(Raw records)
========================================================================
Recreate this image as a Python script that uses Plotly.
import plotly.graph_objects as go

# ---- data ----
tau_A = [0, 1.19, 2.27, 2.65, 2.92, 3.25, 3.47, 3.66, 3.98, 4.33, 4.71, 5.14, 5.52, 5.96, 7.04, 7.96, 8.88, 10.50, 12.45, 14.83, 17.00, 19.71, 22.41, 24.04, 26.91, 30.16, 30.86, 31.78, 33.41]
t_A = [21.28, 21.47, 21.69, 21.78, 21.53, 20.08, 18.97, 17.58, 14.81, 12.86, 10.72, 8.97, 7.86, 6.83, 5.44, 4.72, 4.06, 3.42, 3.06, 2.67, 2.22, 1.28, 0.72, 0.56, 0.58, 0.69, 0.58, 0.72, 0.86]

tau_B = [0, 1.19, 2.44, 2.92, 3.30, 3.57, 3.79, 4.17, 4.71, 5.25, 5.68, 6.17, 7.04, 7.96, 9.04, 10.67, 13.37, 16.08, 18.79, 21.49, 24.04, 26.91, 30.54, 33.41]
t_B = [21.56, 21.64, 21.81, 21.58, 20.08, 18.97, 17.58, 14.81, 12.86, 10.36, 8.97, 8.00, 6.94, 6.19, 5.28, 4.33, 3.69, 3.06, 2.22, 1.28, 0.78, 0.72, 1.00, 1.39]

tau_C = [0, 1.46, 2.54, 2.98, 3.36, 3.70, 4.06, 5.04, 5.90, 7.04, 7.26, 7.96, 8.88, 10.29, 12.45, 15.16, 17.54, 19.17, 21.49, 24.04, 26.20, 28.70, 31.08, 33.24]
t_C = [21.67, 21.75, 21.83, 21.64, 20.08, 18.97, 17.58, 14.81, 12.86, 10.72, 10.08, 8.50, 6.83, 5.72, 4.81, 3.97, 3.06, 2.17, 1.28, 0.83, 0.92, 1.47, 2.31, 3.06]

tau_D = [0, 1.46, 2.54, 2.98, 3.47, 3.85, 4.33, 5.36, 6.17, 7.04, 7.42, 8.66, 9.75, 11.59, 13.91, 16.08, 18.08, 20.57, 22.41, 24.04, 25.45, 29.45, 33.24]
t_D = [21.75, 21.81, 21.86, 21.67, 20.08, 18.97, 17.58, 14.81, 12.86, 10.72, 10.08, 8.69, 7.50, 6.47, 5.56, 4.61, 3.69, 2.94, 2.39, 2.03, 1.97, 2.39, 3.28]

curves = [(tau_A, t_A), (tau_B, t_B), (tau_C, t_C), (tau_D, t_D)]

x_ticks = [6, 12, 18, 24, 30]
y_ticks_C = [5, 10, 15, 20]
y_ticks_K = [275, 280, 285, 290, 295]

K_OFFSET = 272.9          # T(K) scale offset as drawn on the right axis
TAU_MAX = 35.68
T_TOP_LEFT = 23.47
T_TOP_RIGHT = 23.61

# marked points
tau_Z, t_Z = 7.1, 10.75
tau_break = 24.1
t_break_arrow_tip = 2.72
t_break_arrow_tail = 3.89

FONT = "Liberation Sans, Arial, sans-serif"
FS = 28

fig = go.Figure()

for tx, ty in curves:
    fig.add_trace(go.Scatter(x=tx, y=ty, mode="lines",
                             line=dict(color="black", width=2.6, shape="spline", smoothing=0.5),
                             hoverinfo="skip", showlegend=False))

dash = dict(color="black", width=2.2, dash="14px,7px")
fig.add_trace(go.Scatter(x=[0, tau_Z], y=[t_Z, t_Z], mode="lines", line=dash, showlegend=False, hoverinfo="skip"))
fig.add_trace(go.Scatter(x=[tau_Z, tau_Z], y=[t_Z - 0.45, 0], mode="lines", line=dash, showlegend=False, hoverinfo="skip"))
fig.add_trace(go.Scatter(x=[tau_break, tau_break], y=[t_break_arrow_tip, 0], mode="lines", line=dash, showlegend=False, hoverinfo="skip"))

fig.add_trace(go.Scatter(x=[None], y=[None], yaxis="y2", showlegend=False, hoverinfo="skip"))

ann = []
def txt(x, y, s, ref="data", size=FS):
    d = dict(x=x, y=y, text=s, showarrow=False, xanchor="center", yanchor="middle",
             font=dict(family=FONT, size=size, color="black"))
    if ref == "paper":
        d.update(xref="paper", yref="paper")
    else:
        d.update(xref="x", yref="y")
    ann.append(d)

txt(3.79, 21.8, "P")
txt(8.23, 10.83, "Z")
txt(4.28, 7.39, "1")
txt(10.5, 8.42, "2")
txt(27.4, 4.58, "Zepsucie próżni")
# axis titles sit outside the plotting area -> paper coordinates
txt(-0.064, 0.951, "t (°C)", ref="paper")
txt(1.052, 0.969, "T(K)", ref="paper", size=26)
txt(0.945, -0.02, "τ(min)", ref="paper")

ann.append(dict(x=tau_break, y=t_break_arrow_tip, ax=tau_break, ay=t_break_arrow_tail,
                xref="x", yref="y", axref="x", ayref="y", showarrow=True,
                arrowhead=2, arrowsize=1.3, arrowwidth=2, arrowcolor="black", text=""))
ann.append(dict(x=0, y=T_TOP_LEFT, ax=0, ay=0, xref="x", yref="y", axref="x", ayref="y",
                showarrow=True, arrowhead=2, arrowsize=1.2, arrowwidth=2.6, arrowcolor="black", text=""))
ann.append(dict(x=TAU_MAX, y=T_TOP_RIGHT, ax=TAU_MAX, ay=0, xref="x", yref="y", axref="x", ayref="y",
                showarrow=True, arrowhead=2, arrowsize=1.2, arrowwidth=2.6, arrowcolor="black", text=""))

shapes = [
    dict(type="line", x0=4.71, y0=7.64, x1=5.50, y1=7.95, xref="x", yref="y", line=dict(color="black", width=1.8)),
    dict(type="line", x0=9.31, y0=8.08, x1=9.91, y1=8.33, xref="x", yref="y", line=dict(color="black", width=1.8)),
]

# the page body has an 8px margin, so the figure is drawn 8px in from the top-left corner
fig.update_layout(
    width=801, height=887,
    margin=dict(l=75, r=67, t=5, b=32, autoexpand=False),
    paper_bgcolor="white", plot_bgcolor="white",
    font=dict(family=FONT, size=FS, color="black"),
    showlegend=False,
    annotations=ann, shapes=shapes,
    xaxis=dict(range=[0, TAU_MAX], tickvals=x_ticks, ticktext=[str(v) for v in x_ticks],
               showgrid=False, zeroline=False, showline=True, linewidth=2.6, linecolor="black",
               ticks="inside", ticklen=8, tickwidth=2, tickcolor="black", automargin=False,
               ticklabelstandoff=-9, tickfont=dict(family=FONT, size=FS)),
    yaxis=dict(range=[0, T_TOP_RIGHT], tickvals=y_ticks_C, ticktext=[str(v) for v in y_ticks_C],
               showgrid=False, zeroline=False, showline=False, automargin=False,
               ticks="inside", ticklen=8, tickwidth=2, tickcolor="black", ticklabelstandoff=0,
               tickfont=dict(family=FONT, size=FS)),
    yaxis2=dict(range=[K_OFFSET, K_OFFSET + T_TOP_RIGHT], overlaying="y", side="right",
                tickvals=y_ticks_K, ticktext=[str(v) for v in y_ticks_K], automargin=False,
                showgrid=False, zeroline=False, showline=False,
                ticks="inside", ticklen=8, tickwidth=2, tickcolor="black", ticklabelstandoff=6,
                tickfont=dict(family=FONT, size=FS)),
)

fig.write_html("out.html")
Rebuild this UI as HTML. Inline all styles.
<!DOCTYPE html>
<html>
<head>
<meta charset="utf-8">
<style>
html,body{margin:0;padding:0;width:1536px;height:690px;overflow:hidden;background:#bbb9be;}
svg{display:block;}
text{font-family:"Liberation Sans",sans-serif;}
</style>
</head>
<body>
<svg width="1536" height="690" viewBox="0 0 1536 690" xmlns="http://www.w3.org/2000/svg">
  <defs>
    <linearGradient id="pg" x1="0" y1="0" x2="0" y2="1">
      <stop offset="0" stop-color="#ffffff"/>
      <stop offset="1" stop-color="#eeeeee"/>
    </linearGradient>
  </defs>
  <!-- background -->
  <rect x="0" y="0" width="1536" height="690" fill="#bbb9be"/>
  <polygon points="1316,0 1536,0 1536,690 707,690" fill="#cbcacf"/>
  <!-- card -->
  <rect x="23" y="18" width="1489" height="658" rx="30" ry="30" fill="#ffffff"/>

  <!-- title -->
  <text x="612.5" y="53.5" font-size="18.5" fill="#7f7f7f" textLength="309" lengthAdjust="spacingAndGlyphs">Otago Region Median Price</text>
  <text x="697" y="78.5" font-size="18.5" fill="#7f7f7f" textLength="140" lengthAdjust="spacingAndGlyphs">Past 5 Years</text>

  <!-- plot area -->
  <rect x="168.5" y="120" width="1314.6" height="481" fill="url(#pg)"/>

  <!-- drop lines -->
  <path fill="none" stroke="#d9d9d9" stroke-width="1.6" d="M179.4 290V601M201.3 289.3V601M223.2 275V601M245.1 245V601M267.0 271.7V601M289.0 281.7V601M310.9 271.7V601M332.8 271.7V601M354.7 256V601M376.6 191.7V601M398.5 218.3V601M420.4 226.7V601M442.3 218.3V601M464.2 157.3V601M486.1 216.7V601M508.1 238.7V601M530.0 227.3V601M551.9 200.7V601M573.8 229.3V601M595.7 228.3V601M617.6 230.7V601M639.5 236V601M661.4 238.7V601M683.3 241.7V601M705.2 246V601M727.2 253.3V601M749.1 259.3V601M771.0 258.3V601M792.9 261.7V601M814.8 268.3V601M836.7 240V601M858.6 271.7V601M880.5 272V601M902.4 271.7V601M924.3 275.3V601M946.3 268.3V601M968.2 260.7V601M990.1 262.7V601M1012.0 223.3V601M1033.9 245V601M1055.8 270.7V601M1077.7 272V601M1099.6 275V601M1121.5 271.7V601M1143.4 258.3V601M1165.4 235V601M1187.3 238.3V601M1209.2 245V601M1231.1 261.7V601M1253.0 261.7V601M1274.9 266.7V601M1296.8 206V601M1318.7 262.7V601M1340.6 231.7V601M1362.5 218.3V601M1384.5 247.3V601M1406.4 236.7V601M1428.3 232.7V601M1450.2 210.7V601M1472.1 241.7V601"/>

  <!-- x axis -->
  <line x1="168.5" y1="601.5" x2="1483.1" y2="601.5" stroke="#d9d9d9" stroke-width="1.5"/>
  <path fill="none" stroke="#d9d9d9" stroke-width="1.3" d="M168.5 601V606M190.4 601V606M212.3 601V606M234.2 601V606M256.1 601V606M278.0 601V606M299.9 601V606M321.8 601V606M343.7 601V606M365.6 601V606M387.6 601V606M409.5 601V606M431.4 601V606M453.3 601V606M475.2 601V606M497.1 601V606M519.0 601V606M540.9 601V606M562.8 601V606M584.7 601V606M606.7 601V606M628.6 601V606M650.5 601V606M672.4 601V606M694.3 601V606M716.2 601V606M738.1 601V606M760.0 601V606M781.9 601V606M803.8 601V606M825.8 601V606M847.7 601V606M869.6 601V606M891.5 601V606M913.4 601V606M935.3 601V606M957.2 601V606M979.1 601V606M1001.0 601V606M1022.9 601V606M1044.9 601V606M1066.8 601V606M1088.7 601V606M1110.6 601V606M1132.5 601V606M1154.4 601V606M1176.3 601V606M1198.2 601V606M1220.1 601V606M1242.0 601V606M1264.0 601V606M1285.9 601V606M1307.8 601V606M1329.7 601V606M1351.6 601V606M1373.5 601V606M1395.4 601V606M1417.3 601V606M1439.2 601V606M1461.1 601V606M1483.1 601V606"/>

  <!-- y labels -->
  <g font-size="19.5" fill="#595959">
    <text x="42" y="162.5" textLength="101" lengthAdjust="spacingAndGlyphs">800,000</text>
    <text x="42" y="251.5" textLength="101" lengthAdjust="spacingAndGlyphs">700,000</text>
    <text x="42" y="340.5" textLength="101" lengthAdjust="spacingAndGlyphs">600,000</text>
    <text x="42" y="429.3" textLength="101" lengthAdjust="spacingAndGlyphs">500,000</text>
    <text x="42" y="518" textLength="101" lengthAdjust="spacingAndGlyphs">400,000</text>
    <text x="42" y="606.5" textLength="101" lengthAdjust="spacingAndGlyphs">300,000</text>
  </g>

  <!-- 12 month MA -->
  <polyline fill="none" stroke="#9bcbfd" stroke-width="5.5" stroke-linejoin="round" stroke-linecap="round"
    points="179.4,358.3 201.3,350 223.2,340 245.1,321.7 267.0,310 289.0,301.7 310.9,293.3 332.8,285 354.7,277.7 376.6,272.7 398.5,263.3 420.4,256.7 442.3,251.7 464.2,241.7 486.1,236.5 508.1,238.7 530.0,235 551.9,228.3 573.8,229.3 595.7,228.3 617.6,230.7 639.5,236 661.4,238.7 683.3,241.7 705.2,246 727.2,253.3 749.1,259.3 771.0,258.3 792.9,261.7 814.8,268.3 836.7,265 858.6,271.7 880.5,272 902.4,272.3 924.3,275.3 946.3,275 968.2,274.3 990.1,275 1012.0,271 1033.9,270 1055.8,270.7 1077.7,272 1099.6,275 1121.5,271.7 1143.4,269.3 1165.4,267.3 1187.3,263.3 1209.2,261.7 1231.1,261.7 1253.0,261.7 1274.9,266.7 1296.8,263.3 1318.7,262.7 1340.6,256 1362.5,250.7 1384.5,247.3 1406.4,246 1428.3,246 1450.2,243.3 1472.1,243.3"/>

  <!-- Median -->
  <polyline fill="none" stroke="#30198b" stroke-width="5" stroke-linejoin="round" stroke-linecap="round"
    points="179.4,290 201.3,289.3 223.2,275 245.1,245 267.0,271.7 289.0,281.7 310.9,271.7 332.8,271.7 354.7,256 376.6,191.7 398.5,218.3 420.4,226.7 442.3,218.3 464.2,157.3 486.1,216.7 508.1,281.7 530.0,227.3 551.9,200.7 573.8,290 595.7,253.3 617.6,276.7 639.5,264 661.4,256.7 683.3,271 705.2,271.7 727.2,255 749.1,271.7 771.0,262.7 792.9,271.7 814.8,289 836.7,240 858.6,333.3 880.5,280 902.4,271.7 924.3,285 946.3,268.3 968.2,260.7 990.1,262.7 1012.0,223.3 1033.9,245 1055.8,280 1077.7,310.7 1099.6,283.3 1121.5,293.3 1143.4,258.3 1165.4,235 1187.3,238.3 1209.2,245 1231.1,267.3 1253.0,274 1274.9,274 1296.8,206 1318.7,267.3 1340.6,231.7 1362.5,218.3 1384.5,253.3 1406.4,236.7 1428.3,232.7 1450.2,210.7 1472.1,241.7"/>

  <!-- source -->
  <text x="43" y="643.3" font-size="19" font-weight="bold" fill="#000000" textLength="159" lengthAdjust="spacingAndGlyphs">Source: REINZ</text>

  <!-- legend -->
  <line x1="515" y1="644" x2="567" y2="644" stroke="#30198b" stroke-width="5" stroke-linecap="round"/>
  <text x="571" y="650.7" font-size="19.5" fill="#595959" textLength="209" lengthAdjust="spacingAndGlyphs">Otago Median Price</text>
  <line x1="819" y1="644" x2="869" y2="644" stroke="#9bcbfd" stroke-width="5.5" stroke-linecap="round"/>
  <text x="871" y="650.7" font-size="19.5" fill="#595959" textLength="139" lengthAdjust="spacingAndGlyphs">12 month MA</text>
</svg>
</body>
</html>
========================================================================
Print the lines above, unchanged, from the start of the records to the line with "1.47, 2.31, 3.06]", including that final line.

- **SOLUTION**:
Recreate this image as a Python script that uses Plotly.
import plotly.graph_objects as go

# ---- data ----
tau_A = [0, 1.19, 2.27, 2.65, 2.92, 3.25, 3.47, 3.66, 3.98, 4.33, 4.71, 5.14, 5.52, 5.96, 7.04, 7.96, 8.88, 10.50, 12.45, 14.83, 17.00, 19.71, 22.41, 24.04, 26.91, 30.16, 30.86, 31.78, 33.41]
t_A = [21.28, 21.47, 21.69, 21.78, 21.53, 20.08, 18.97, 17.58, 14.81, 12.86, 10.72, 8.97, 7.86, 6.83, 5.44, 4.72, 4.06, 3.42, 3.06, 2.67, 2.22, 1.28, 0.72, 0.56, 0.58, 0.69, 0.58, 0.72, 0.86]

tau_B = [0, 1.19, 2.44, 2.92, 3.30, 3.57, 3.79, 4.17, 4.71, 5.25, 5.68, 6.17, 7.04, 7.96, 9.04, 10.67, 13.37, 16.08, 18.79, 21.49, 24.04, 26.91, 30.54, 33.41]
t_B = [21.56, 21.64, 21.81, 21.58, 20.08, 18.97, 17.58, 14.81, 12.86, 10.36, 8.97, 8.00, 6.94, 6.19, 5.28, 4.33, 3.69, 3.06, 2.22, 1.28, 0.78, 0.72, 1.00, 1.39]

tau_C = [0, 1.46, 2.54, 2.98, 3.36, 3.70, 4.06, 5.04, 5.90, 7.04, 7.26, 7.96, 8.88, 10.29, 12.45, 15.16, 17.54, 19.17, 21.49, 24.04, 26.20, 28.70, 31.08, 33.24]
t_C = [21.67, 21.75, 21.83, 21.64, 20.08, 18.97, 17.58, 14.81, 12.86, 10.72, 10.08, 8.50, 6.83, 5.72, 4.81, 3.97, 3.06, 2.17, 1.28, 0.83, 0.92, 1.47, 2.31, 3.06]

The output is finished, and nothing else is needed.